**What you need to do:** Pictures within the data are to be left out; everything else must be reproduced exactly.

**Recorded information:**
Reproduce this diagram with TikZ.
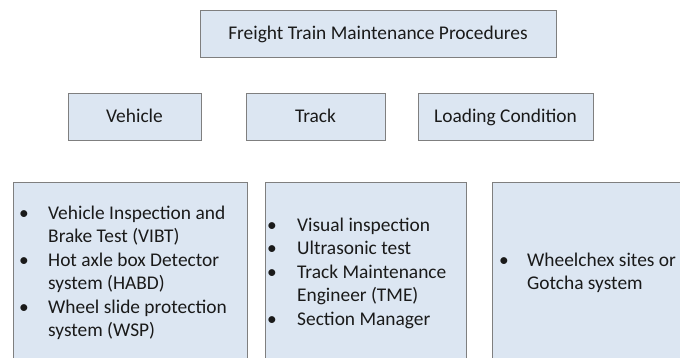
\documentclass[tikz,border=0pt]{standalone}
\usepackage{fontspec}
\setmainfont{Carlito}
\usetikzlibrary{shadows}
\definecolor{boxfill}{HTML}{DCE6F2}
\definecolor{boxline}{HTML}{7F7F7F}
\definecolor{txt}{HTML}{1A1A1A}

\begin{document}
\begin{tikzpicture}[x=1pt,y=-1pt,
  box/.style={draw=boxline,line width=0.9pt,fill=boxfill,inner sep=0pt,
    drop shadow={shadow xshift=1pt,shadow yshift=-1.5pt,opacity=0.35},
    text=txt,font=\fontsize{19.4}{23.5}\selectfont},
  title/.style={box,minimum height=47pt,text height=14pt,text depth=1pt},
  list/.style={anchor=west,inner sep=0pt,text=txt,font=\fontsize{19.4}{23.5}\selectfont}]
  \useasboundingbox (0,0) rectangle (680,358);
  \clip (0,0) rectangle (680,358);
  % top box
  \node [title,minimum width=356pt] (freight) at (378,33.5) {Freight Train Maintenance Procedures};
  % second row
  \node [title,minimum width=133pt] (vehicle) at (134.5,116.5) {Vehicle};
  \node [title,minimum width=139pt] (track) at (315.5,116.5) {Track};
  \node [title,minimum width=175pt] (loading) at (505.5,116.5) {Loading Condition};
  % bottom boxes
  \node [box,anchor=north west,minimum width=234pt,minimum height=190pt] (vehbox) at (13,182) {};
  \node [box,anchor=north west,minimum width=201pt,minimum height=190pt] (trackbox) at (265,182) {};
  \node [box,anchor=north west,minimum width=200pt,minimum height=190pt] (loadbox) at (492,182) {};
  % lists
  \node [list] (vehlist) at (19,273.5) {\begin{tabular}{@{}p{29pt}@{}l@{}}
    \textbullet & Vehicle Inspection and\\
                & Brake Test (VIBT)\\
    \textbullet & Hot axle box Detector\\
                & system (HABD)\\
    \textbullet & Wheel slide protection\\
                & system (WSP)
  \end{tabular}};
  \node [list] (tracklist) at (267,273.5) {\begin{tabular}{@{}p{30pt}@{}l@{}}
    \textbullet & Visual inspection\\
    \textbullet & Ultrasonic test\\
    \textbullet & Track Maintenance\\
                & Engineer (TME)\\
    \textbullet & Section Manager
  \end{tabular}};
  \node [list] (loadlist) at (499,273.5) {\begin{tabular}{@{}p{28pt}@{}l@{}}
    \textbullet & Wheelchex sites or\\
                & Gotcha system
  \end{tabular}};
\end{tikzpicture}
\end{document}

**The output:**
Reproduce this diagram with TikZ.
\documentclass[tikz,border=0pt]{standalone}
\usepackage{fontspec}
\setmainfont{Carlito}
\usetikzlibrary{shadows}
\definecolor{boxfill}{HTML}{DCE6F2}
\definecolor{boxline}{HTML}{7F7F7F}
\definecolor{txt}{HTML}{1A1A1A}

\begin{document}
\begin{tikzpicture}[x=1pt,y=-1pt,
  box/.style={draw=boxline,line width=0.9pt,fill=boxfill,inner sep=0pt,
    drop shadow={shadow xshift=1pt,shadow yshift=-1.5pt,opacity=0.35},
    text=txt,font=\fontsize{19.4}{23.5}\selectfont},
  title/.style={box,minimum height=47pt,text height=14pt,text depth=1pt},
  list/.style={anchor=west,inner sep=0pt,text=txt,font=\fontsize{19.4}{23.5}\selectfont}]
  \useasboundingbox (0,0) rectangle (680,358);
  \clip (0,0) rectangle (680,358);
  % top box
  \node [title,minimum width=356pt] (freight) at (378,33.5) {Freight Train Maintenance Procedures};
  % second row
  \node [title,minimum width=133pt] (vehicle) at (134.5,116.5) {Vehicle};
  \node [title,minimum width=139pt] (track) at (315.5,116.5) {Track};
  \node [title,minimum width=175pt] (loading) at (505.5,116.5) {Loading Condition};
  % bottom boxes
  \node [box,anchor=north west,minimum width=234pt,minimum height=190pt] (vehbox) at (13,182) {};
  \node [box,anchor=north west,minimum width=201pt,minimum height=190pt] (trackbox) at (265,182) {};
  \node [box,anchor=north west,minimum width=200pt,minimum height=190pt] (loadbox) at (492,182) {};
  % lists
  \node [list] (vehlist) at (19,273.5) {\begin{tabular}{@{}p{29pt}@{}l@{}}
    \textbullet & Vehicle Inspection and\\
                & Brake Test (VIBT)\\
    \textbullet & Hot axle box Detector\\
                & system (HABD)\\
    \textbullet & Wheel slide protection\\
                & system (WSP)
  \end{tabular}};
  \node [list] (tracklist) at (267,273.5) {\begin{tabular}{@{}p{30pt}@{}l@{}}
    \textbullet & Visual inspection\\
    \textbullet & Ultrasonic test\\
    \textbullet & Track Maintenance\\
                & Engineer (TME)\\
    \textbullet & Section Manager
  \end{tabular}};
  \node [list] (loadlist) at (499,273.5) {\begin{tabular}{@{}p{28pt}@{}l@{}}
    \textbullet & Wheelchex sites or\\
                & Gotcha system
  \end{tabular}};
\end{tikzpicture}
\end{document}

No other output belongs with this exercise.